You've really got to be some kind of freak if you break the joystick thingy. It is too small to get enough leverage on it to break it. You would have to TRY to break it, and try very hard in my opinion. I never had any problem at all with it. As for pick up in the woods, I could maybe see that if you were in some really dense eastern forests, but in hiking all over the Uintas with mine, I never had an issue. On vacation in Florida, we did some geocaching with the family and we lost some accuracy when under full canopy, but it went from holding on like 12 satallites, down to like 6. But no big deal.


----------



## Riverrat77 (Sep 7, 2007)

Awesome, thanks for the input fellas. Gary, I've heard a lot about this geocaching thing... what is that? Are there just random coordinates on the internet where people hide some cool little trinket or soemthing for you to find? Thats what it sounds like anyway.... there are a bunch of pages with reviews on GPS units that are almost all about geocaching ability... I didn't know it was that big of a thing.


----------



## Bears Butt (Sep 12, 2007)

Riverrat I know you asked Gary to respond to geocaching, but from what little I've done, someone usually stashes a weatherproof box with some small items in it. Also, with a pad a paper and a couple of pens. Then they go on the geocaching website and post up the coords for where it is. These places sometimes require some serious hiking and/or scaling rock, but most of them are pretty easy to get to. The object is to find it of course, but then you write your name on the pad of paper and you take something out of the box and write down what you took. You then put something of yours into the box. It's a nice gesture to also indicate on the pad what you put into the box. Then you leave it as close to how you found it, whether it is out in the open or covered with leaves/branches etc.

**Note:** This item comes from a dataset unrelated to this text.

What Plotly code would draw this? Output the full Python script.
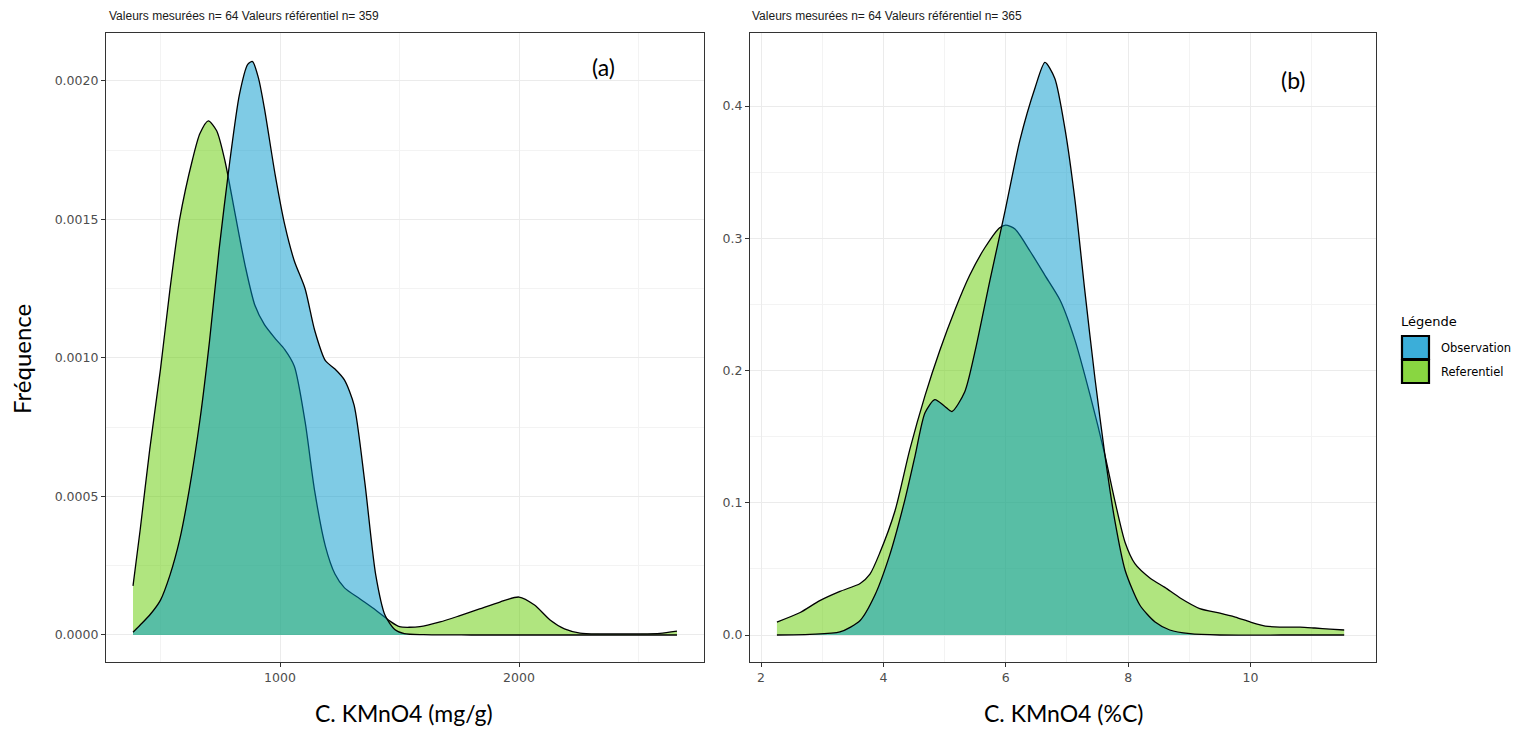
import plotly.graph_objects as go

W, H = 1538, 730

# ---- Panel (a): C. KMnO4 (mg/g) ----
ref_a_x = [385, 415, 455, 500, 540, 580, 635, 665, 700, 735, 770, 810, 855, 895, 935,
           980, 1020, 1060, 1105, 1145, 1190, 1230, 1270, 1335, 1400, 1460, 1500, 1585,
           1670, 1750, 1835, 1920, 2000, 2065, 2130, 2190, 2255, 2340, 2420, 2505, 2590, 2661]
ref_a_y = [0.000177, 0.00038, 0.00067, 0.00096, 0.00125, 0.00150, 0.00172, 0.00181,
           0.001856, 0.00182, 0.00171, 0.00153, 0.00133, 0.00119, 0.00112, 0.00107,
           0.00103, 0.00097, 0.00077, 0.00052, 0.00032, 0.00022, 0.00017, 0.00013,
           0.00009, 0.00005, 0.00003, 0.00003, 0.000047, 0.000069, 0.000094, 0.000119,
           0.000137, 0.000108, 0.000054, 0.000022, 0.000007, 0.000004, 0.000004,
           0.000004, 0.000006, 0.000014]

obs_a_x = [385, 415, 455, 500, 540, 580, 620, 665, 705, 745, 790, 830, 865, 885, 910, 935,
           980, 1020, 1060, 1105, 1145, 1190, 1230, 1270, 1310, 1355, 1400, 1440, 1480,
           1520, 1600, 1800, 2100, 2400, 2661]
obs_a_y = [0.00001, 0.000036, 0.000072, 0.000126, 0.000217, 0.000343, 0.000523,
           0.000776, 0.00106, 0.00139, 0.00171, 0.00195, 0.00206, 0.00207, 0.00201, 0.00190,
           0.00166, 0.00148, 0.00135, 0.00125, 0.00110, 0.00099, 0.00096, 0.00092,
           0.00083, 0.00055, 0.00022, 0.00007, 0.00002, 0.000005, 0.000001, 0, 0, 0, 0]

# ---- Panel (b): C. KMnO4 (%C) ----
ref_b_x = [2.26, 2.64, 2.96, 3.29, 3.62, 3.78, 3.94, 4.19, 4.43, 4.68, 4.92, 5.17, 5.41,
           5.66, 5.90, 6.00, 6.15, 6.40, 6.64, 6.89, 7.13, 7.38, 7.62, 7.78, 7.95, 8.11,
           8.36, 8.60, 8.85, 9.17, 9.50, 9.75, 10.0, 10.24, 10.48, 10.81, 11.05, 11.30, 11.53]
ref_b_y = [0.0098, 0.017, 0.026, 0.033, 0.039, 0.046, 0.062, 0.094, 0.140, 0.181, 0.215,
           0.246, 0.272, 0.293, 0.308, 0.310, 0.307, 0.290, 0.272, 0.253, 0.223, 0.181,
           0.136, 0.102, 0.070, 0.054, 0.043, 0.036, 0.028, 0.020, 0.0166, 0.0136, 0.0098,
           0.0068, 0.006, 0.006, 0.0053, 0.0045, 0.0038]

obs_b_x = [2.26, 2.8, 3.29, 3.62, 3.86, 4.10, 4.35, 4.52, 4.68, 4.84, 5.00, 5.12, 5.33,
           5.50, 5.74, 5.99, 6.23, 6.48, 6.64, 6.80, 6.97, 7.13, 7.29, 7.46, 7.62, 7.78,
           7.95, 8.19, 8.44, 8.68, 9.01, 9.5, 10.5, 11.53]
obs_b_y = [0, 0.0005, 0.0023, 0.011, 0.030, 0.060, 0.102, 0.136, 0.168, 0.178, 0.173,
           0.169, 0.184, 0.215, 0.268, 0.321, 0.374, 0.414, 0.433, 0.421, 0.382, 0.329,
           0.261, 0.193, 0.136, 0.087, 0.049, 0.0227, 0.0098, 0.0038, 0.001, 0, 0, 0]

subtitles = ["Valeurs mesurées n= 64 Valeurs référentiel n= 359",
             "Valeurs mesurées n= 64 Valeurs référentiel n= 365"]
panel_tags = ["(a)", "(b)"]
x_titles = ["C. KMnO4 (mg/g)", "C. KMnO4 (%C)"]
series_names = ["Observation", "Referentiel"]

OBS_FILL = "rgba(0,151,203,0.5)"
REF_FILL = "rgba(97,203,0,0.5)"
OBS_KEY = "#3BAED9"
REF_KEY = "#89D641"


def px_x(p):
    return p / W


def px_y(p):
    return 1 - p / H


fig = go.Figure()


def add_density(x, y, fill, xa, ya, name):
    fig.add_trace(go.Scatter(
        x=x, y=y, mode="lines", name=name, showlegend=False,
        line=dict(color="black", width=1.3, shape="spline", smoothing=0.7),
        fill="tozeroy", fillcolor=fill, xaxis=xa, yaxis=ya,
        hoverinfo="x+y",
    ))


add_density(ref_a_x, ref_a_y, REF_FILL, "x", "y", series_names[1])
add_density(obs_a_x, obs_a_y, OBS_FILL, "x", "y", series_names[0])
add_density(ref_b_x, ref_b_y, REF_FILL, "x2", "y2", series_names[1])
add_density(obs_b_x, obs_b_y, OBS_FILL, "x2", "y2", series_names[0])

tick_font = dict(family="DejaVu Sans", size=12.5, color="#4D4D4D")
axis_common = dict(
    showline=True, mirror=True, linecolor="#333333", linewidth=1.2,
    ticks="outside", ticklen=4, tickcolor="#333333", tickwidth=1,
    showgrid=True, gridcolor="#EBEBEB", gridwidth=1.1, zeroline=False,
    tickfont=tick_font,
)

y_dom = [px_y(662), px_y(33)]

fig.update_layout(
    width=W, height=H,
    margin=dict(l=0, r=0, t=0, b=0),
    paper_bgcolor="white", plot_bgcolor="white",
    showlegend=False,
    xaxis=dict(domain=[px_x(106), px_x(704)], range=[272, 2774], anchor="y",
               tickvals=[1000, 2000],
               minor=dict(tickvals=[500, 1500, 2500], showgrid=True,
                          gridcolor="#F3F3F3", gridwidth=0.6, ticks=""),
               **axis_common),
    yaxis=dict(domain=y_dom, range=[-0.0000975, 0.002173], anchor="x",
               tickvals=[0, 0.0005, 0.001, 0.0015, 0.002],
               ticktext=["0.0000", "0.0005", "0.0010", "0.0015", "0.0020"],
               minor=dict(tickvals=[0.00025, 0.00075, 0.00125, 0.00175], showgrid=True,
                          gridcolor="#F3F3F3", gridwidth=0.6, ticks=""),
               **axis_common),
    xaxis2=dict(domain=[px_x(750), px_x(1376)], range=[1.82, 12.05], anchor="y2",
                tickvals=[2, 4, 6, 8, 10],
                minor=dict(tickvals=[3, 5, 7, 9, 11], showgrid=True,
                           gridcolor="#F3F3F3", gridwidth=0.6, ticks=""),
                **axis_common),
    yaxis2=dict(domain=y_dom, range=[-0.0204, 0.4552], anchor="x2",
                tickvals=[0, 0.1, 0.2, 0.3, 0.4],
                ticktext=["0.0", "0.1", "0.2", "0.3", "0.4"],
                minor=dict(tickvals=[0.05, 0.15, 0.25, 0.35], showgrid=True,
                           gridcolor="#F3F3F3", gridwidth=0.6, ticks=""),
                **axis_common),
)

ann = []
# panel subtitles
for txt, x0 in zip(subtitles, [107, 750]):
    ann.append(dict(text=txt, x=px_x(x0), y=px_y(16), xref="paper", yref="paper",
                    xanchor="left", yanchor="middle", showarrow=False,
                    font=dict(family="Liberation Sans", size=12, color="#1A1A1A")))
# panel tags
for txt, (cx, cy) in zip(panel_tags, [(603, 67), (1293, 80)]):
    ann.append(dict(text=txt, x=px_x(cx), y=px_y(cy), xref="paper", yref="paper",
                    xanchor="center", yanchor="middle", showarrow=False,
                    font=dict(family="Lato", size=23, color="black")))
# x axis titles, kept just inside the bottom edge
for txt, cx in zip(x_titles, [404, 1063]):
    ann.append(dict(text=txt, x=px_x(cx), y=px_y(729), xref="paper", yref="paper",
                    xanchor="center", yanchor="bottom", showarrow=False,
                    font=dict(family="Lato", size=23, color="black")))
# y axis title
ann.append(dict(text="Fréquence", x=px_x(22), y=px_y(359), xref="paper", yref="paper",
                xanchor="center", yanchor="middle", showarrow=False, textangle=-90,
                font=dict(family="Lato", size=24, color="black")))

# legend
ann.append(dict(text="Légende", x=px_x(1399), y=px_y(321), xref="paper", yref="paper",
                xanchor="left", yanchor="middle", showarrow=False,
                font=dict(family="DejaVu Sans", size=13, color="black")))
shapes = []
for i, (name, col) in enumerate(zip(series_names, [OBS_KEY, REF_KEY])):
    top = 336 + i * 24
    shapes.append(dict(type="rect", xref="paper", yref="paper",
                       x0=px_x(1402), x1=px_x(1429), y0=px_y(top + 23), y1=px_y(top),
                       fillcolor=col, line=dict(color="black", width=2.2)))
    ann.append(dict(text=name, x=px_x(1439), y=px_y(top + 12), xref="paper", yref="paper",
                    xanchor="left", yanchor="middle", showarrow=False,
                    font=dict(family="DejaVu Sans", size=11.5, color="black")))

fig.update_layout(annotations=ann, shapes=shapes)

fig.write_html("out.html")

It's a fun little game and loads of folks do it.


----------



## reb8600 (Sep 8, 2007)

RiverRat
I like the Vista and the Legend the same. They are basically the same unit. The Vista has a couple other features that you would have to decide if you want them. I think the Legend is probably the best deal. Especially if you carry a compass which you should anyway. Make sure you get the HCX though. It does make a difference. They are real easy to use. They are also tough. My wife had the Legend on the four wheeler. It came out of the mount at 35 MPH and bounced down the road. Still works fine and there is not hardly a mark on it. Make sure you put the invisi shield on the screen to protect it from scratches. They are water proof also. I ride in a lot of rain, heavy rain at times and have never had an issue with water.


----------



## Riverrat77 (Sep 7, 2007)

reb8600 said:


> RiverRat
> I like the Vista and the Legend the same. They are basically the same unit. The Vista has a couple other features that you would have to decide if you want them. I think the Legend is probably the best deal. Especially if you carry a compass which you should anyway. Make sure you get the HCX though. It does make a difference. They are real easy to use. They are also tough. My wife had the Legend on the four wheeler. It came out of the mount at 35 MPH and bounced down the road. Still works fine and there is not hardly a mark on it. Make sure you put the invisi shield on the screen to protect it from scratches. They are water proof also. I ride in a lot of rain, heavy rain at times and have never had an issue with water.


Awesome, thanks Reb. They sure sound tough. I like the waterproof feature too, that'll be nice hunting in the weather.

Bears Butt, that geocaching thing sounds fun... like something I could take my daughter out to do with me. It sure sounds like there is a real following for it... lots of websites just dedicated to geocaching.


----------



## reb8600 (Sep 8, 2007)

Geocaching is fun. They are every where. I just hid one in the Uintahs designed for the kids.


----------



## GaryFish (Sep 7, 2007)

Bears Butt described geocaheing very well. We used to do it all the time with the family. We were surprised to see how many caches were within walking distance of our house in West Jordan. I bet we've walked to over 20 just from our home. And every time we road trip, I look at a map and figure out where we are likely to stop and pull up a few at those locations. Its a great chance to get out and see some places.

The website to go is http://www.geocaching.com/
It is free, and pretty easy to use. I've done a bunch of it with my scouts and they really enjoy it as well. Now there is even a geocaching merit badge!


----------



## Moostickles (Mar 11, 2010)

I use the Vista HCX and love it. I also have the old Vista and had the same problem as Bears Butt, but the HCX picks up a signal just about anywhere, has an easy to read screen, and I do like AND USE the the compass and altimeter (which I believe the legend does not have).


----------



## Fowlmouth (Oct 4, 2008)

The Legend CX has the compass, just no altimeter. I'm with Gary, I have had great luck with my Legend CX, user friendly and I like the color screen. The topo maps were easy to install too.


----------



## ut1031 (Sep 13, 2007)

If $$$ are a concern then definitely the Legend......Like most GPS units, if you are in heavy timber it wil be tough to get reception. Garmin also makes the 120/130 that are both a GPS and radio like the 530 models. If you look around, you could easily pick one of those up for 100-150 used or reconditioned.


----------